The characteristic function shows an interesting property. Suppose we have multiple different Poisson distribution. The characteristic difference is only defined by its $r$ value, which is the rate average events per unit time. If we have multiple independent group of Poisson events, and we observe it using the same unit time, it turns out that the total number of events is additive. Which means the probability is also additives.

Summing the probability distribution corresponds to multiplying the characteristic function.

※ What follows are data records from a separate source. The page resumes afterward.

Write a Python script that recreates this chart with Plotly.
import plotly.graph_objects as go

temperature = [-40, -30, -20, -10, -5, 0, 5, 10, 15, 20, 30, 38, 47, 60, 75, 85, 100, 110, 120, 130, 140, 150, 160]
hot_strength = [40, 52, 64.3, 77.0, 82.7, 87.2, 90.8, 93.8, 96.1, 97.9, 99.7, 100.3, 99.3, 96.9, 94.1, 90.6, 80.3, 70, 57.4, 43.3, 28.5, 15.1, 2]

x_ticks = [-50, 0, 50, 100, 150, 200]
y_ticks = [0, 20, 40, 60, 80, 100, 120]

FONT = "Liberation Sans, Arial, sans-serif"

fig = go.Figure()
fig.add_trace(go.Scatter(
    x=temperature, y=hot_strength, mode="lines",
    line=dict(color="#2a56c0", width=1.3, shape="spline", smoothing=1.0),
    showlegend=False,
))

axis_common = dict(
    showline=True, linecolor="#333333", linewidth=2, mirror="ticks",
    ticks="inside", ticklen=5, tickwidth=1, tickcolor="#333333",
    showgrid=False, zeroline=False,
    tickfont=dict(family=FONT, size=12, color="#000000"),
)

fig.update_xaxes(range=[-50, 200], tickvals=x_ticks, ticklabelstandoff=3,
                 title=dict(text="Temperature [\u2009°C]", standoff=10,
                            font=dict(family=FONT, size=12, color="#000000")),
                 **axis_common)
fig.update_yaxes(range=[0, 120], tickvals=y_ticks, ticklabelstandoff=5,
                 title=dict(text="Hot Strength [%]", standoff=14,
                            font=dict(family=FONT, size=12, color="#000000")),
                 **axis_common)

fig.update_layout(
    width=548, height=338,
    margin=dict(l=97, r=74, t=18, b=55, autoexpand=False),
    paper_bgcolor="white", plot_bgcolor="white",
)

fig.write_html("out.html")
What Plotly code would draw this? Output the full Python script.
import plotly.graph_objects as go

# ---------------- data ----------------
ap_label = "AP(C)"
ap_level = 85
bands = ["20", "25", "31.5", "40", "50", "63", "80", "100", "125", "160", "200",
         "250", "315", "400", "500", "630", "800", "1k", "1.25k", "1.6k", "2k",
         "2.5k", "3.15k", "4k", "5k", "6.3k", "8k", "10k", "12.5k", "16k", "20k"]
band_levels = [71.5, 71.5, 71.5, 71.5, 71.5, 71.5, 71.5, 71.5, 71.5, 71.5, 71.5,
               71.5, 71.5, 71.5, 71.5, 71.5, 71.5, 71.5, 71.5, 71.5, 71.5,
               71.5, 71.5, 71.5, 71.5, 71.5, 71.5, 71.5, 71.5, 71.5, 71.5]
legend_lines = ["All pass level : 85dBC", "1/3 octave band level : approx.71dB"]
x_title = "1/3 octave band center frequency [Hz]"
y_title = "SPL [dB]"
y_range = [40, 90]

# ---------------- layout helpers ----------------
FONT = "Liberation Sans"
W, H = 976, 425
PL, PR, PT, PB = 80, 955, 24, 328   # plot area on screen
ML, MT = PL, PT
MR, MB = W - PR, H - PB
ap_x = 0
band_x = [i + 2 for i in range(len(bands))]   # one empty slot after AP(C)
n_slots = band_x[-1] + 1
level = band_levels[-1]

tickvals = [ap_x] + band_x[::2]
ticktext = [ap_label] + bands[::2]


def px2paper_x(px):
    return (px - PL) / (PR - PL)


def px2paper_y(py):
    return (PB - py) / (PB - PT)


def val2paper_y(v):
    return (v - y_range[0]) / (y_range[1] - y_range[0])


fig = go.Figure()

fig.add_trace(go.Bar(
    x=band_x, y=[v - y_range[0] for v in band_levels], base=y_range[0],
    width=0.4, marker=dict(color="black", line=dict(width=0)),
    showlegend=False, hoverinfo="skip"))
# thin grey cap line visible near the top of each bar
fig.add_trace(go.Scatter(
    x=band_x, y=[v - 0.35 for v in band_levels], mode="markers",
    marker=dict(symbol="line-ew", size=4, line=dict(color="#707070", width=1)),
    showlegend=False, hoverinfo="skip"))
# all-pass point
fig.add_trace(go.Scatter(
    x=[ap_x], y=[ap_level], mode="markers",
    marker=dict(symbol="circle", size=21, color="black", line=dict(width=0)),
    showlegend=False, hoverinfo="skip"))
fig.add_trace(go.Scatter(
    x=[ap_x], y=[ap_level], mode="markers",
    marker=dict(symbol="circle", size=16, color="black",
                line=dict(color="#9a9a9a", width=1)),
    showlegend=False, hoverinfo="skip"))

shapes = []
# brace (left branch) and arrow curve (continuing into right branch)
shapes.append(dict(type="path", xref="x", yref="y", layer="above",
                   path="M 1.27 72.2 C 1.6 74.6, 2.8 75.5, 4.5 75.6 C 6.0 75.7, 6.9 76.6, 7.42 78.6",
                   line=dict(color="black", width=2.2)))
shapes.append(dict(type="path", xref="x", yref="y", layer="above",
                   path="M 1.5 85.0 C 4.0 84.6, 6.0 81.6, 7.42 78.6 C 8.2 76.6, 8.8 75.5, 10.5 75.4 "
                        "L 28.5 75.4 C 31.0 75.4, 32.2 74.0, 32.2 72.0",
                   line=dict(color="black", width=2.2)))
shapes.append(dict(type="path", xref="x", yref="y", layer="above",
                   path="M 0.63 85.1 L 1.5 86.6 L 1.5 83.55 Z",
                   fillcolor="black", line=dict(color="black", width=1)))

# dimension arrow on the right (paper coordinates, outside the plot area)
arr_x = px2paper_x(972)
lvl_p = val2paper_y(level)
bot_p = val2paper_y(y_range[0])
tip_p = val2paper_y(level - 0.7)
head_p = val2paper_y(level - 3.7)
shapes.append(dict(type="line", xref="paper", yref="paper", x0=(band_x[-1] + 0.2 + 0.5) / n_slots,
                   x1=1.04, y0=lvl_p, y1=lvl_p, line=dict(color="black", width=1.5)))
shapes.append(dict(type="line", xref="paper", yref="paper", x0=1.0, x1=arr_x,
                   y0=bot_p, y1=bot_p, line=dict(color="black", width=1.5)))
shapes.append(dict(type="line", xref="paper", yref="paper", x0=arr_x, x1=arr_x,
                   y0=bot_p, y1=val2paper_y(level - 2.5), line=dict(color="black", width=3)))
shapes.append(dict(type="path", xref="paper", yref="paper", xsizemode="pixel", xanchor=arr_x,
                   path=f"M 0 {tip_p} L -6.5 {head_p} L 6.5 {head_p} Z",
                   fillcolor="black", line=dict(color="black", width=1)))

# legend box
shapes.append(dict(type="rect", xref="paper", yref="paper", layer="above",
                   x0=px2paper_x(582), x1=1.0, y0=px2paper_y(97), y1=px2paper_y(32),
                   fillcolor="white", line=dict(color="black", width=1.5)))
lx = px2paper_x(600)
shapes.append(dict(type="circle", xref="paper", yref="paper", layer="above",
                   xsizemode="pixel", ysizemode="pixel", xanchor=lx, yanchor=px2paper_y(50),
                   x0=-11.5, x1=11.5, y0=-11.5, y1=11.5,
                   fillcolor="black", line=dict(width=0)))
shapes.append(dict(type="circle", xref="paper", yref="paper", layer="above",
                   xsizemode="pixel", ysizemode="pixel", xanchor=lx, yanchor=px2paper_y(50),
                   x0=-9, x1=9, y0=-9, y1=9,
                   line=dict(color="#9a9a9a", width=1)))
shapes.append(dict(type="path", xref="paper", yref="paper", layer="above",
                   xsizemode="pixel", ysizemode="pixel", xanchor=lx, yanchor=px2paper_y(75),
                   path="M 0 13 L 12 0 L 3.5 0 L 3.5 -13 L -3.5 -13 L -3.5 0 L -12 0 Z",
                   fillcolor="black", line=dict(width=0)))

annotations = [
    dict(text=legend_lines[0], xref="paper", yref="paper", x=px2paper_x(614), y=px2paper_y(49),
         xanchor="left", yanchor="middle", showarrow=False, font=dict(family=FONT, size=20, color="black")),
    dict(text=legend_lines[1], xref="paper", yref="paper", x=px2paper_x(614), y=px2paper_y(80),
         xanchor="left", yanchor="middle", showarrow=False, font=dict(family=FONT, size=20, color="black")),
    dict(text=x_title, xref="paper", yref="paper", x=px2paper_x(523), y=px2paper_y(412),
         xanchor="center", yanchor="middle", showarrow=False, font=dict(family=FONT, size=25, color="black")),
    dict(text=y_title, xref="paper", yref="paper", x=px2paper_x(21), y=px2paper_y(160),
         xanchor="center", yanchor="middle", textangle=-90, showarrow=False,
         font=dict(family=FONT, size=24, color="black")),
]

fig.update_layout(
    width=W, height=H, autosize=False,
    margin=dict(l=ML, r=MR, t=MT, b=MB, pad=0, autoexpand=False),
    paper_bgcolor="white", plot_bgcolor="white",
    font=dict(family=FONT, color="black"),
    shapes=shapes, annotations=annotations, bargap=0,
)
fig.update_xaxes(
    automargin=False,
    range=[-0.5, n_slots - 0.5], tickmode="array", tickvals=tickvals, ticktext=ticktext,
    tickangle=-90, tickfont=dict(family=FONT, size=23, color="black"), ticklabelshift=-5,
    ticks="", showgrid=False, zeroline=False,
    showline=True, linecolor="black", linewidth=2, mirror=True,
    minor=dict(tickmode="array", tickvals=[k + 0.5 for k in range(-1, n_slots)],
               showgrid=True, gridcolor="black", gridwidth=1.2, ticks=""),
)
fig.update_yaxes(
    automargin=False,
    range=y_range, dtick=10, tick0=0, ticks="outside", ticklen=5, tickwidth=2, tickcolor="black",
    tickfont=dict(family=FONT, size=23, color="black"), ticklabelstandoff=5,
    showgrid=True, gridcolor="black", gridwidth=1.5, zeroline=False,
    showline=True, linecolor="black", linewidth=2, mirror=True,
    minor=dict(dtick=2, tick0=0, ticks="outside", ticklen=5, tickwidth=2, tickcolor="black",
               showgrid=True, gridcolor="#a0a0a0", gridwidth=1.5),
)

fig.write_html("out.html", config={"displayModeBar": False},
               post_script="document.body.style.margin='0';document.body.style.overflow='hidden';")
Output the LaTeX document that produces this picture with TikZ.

\begin{align} \phi(t)^n &= (e^{r \left(e^{it} - 1 \right)})^n \\ &= e^{n \, r \left(e^{it} - 1 \right)} \\ \end{align}

The last result is just a characteristic function of the same Poisson probability distribution, but with parameter $nr$ as it’s mean.

As an example, suppose we have $N$ clump of radioactive elements with decay event rate $r=5$ . It means, on average there will be 5 decay events per unit time. That would also mean, if we observe these clumps together, there will be on average $5N$ decay events per the same unit time.

It seems obvious, but now we know why this is true. It was just a consequence on how the characteristic function multiplied together.

This property is usually known “backwards” as “infinitely divisible property”. Suppose we have a group of radioactive elements with average of 10 decay events, then we can divide the group into 5 group where we can observe 2 decay events each.

In my opinion, the term infinitely divisible here is somewhat misleading because the probability distribution in this case is a discrete one. So it can only be meaningfully divided until each group has 1 decay events, which is the bare minimum for us to observe Poisson process for this unit of time.